## Begin Records shown

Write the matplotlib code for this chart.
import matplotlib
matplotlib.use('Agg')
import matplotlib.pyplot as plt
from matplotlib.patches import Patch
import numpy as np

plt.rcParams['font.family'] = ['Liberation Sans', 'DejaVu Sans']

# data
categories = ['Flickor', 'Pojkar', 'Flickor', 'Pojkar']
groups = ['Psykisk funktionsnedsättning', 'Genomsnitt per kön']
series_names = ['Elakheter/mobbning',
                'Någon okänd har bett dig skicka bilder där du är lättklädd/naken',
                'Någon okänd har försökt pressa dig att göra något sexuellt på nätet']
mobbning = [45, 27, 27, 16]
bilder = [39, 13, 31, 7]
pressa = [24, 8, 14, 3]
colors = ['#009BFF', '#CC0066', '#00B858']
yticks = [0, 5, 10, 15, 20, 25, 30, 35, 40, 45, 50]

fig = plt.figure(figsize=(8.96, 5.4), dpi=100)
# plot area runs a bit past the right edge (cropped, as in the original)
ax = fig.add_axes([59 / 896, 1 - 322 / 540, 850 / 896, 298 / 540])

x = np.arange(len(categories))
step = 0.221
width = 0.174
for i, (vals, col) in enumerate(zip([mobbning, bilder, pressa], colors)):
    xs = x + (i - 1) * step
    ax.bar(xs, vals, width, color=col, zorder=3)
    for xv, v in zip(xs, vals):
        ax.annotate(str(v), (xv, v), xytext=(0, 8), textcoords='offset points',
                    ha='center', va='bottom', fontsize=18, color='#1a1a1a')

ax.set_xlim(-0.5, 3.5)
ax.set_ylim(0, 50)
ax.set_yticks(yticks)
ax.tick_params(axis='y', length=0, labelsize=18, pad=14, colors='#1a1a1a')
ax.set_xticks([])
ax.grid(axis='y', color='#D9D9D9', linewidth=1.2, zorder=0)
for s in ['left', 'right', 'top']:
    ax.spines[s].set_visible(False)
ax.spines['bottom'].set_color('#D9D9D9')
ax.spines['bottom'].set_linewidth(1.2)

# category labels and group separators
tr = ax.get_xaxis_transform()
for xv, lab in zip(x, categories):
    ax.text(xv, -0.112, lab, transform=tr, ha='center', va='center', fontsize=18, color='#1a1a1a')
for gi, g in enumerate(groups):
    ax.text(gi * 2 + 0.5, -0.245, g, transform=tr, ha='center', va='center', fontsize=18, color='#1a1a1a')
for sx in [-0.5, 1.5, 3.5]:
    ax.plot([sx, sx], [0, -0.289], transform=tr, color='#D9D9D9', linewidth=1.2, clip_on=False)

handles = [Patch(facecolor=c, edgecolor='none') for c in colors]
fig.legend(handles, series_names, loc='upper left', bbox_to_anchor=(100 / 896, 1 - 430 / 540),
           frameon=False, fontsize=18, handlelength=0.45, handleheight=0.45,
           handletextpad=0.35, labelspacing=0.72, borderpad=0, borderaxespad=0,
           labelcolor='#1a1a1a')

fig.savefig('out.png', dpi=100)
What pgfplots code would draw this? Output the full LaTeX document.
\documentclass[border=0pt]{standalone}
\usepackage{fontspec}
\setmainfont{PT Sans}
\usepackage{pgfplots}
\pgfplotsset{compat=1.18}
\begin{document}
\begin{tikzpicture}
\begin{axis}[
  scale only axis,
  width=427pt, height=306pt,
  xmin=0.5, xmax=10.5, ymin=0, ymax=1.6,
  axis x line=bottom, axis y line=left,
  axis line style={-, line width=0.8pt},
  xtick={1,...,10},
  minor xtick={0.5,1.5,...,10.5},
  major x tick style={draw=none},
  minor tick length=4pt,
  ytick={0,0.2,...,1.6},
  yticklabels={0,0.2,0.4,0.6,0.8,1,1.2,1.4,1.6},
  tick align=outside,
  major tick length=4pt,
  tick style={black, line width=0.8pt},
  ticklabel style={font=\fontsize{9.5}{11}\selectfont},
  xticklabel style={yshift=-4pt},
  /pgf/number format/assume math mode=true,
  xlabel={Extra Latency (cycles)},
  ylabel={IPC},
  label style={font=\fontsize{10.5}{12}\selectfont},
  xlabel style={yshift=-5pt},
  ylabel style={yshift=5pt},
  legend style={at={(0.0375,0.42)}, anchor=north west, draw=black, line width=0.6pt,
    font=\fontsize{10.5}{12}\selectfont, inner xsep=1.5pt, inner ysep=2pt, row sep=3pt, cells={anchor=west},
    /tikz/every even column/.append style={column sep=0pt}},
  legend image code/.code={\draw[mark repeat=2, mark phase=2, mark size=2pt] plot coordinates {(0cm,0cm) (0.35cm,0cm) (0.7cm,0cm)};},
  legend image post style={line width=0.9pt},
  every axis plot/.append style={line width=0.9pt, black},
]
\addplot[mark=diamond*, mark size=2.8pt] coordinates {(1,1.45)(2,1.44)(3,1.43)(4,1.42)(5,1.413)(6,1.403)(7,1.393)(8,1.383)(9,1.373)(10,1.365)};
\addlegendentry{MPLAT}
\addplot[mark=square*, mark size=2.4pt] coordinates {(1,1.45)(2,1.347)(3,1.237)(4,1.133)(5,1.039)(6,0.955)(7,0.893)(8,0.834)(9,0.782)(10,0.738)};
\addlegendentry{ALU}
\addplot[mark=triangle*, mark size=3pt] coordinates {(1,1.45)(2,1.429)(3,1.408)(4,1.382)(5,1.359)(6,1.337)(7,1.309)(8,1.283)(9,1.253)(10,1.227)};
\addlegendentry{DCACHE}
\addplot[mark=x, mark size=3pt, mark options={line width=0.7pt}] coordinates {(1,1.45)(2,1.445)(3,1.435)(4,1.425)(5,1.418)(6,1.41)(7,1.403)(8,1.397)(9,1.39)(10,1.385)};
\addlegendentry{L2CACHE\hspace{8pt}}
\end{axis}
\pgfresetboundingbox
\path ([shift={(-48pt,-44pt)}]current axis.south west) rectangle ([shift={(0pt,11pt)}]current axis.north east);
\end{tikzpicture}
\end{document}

## End Records shown
## Begin Records shown

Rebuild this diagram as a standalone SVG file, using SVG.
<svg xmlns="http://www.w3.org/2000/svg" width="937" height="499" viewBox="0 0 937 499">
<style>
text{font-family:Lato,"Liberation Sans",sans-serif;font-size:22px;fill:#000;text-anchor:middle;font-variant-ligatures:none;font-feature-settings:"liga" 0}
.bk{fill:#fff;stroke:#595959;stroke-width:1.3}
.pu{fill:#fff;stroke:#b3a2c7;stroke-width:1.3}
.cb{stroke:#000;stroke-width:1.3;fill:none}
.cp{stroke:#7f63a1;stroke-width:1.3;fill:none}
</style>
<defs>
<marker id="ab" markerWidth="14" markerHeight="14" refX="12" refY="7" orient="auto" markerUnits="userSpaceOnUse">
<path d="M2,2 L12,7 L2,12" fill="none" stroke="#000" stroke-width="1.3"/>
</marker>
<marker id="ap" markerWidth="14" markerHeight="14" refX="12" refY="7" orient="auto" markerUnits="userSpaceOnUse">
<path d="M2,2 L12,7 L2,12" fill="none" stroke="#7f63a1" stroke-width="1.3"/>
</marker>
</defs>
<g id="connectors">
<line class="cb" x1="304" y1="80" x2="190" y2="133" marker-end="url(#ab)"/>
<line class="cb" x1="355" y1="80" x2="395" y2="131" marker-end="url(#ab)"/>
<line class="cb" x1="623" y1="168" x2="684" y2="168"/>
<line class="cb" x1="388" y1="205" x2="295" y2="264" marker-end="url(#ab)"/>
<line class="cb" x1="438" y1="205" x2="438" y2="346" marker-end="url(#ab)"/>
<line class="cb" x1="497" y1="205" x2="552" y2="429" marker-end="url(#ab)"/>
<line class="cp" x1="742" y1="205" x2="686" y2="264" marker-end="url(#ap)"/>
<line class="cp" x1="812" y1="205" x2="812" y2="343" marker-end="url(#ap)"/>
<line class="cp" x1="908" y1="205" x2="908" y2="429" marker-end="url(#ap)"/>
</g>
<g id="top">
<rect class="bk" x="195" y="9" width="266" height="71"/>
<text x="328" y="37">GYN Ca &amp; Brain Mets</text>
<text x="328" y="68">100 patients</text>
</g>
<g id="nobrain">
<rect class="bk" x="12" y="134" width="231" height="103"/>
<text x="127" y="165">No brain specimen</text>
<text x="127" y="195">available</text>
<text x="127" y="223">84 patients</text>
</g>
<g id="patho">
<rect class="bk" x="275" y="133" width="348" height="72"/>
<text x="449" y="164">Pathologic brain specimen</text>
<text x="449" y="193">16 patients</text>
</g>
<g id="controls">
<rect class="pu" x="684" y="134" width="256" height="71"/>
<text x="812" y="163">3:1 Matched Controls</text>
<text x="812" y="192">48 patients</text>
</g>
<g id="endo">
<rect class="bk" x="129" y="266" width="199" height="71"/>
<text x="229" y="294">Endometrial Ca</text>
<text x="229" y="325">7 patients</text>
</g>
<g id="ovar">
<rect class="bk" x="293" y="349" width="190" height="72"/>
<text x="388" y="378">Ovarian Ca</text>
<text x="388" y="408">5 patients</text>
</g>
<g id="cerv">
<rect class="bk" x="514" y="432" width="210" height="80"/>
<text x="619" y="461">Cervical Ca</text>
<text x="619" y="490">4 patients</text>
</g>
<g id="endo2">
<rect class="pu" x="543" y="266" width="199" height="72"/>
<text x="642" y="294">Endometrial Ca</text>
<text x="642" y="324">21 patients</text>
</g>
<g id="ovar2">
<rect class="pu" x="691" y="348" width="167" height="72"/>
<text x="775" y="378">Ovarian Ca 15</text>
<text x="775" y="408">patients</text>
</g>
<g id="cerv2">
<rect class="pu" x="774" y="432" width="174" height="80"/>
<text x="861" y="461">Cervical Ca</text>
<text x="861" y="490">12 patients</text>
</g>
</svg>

## End Records shown

> [Exercise details] What number of lines in the records contain the word "code"? Answer with that number alone.

> [Exercise answer] 3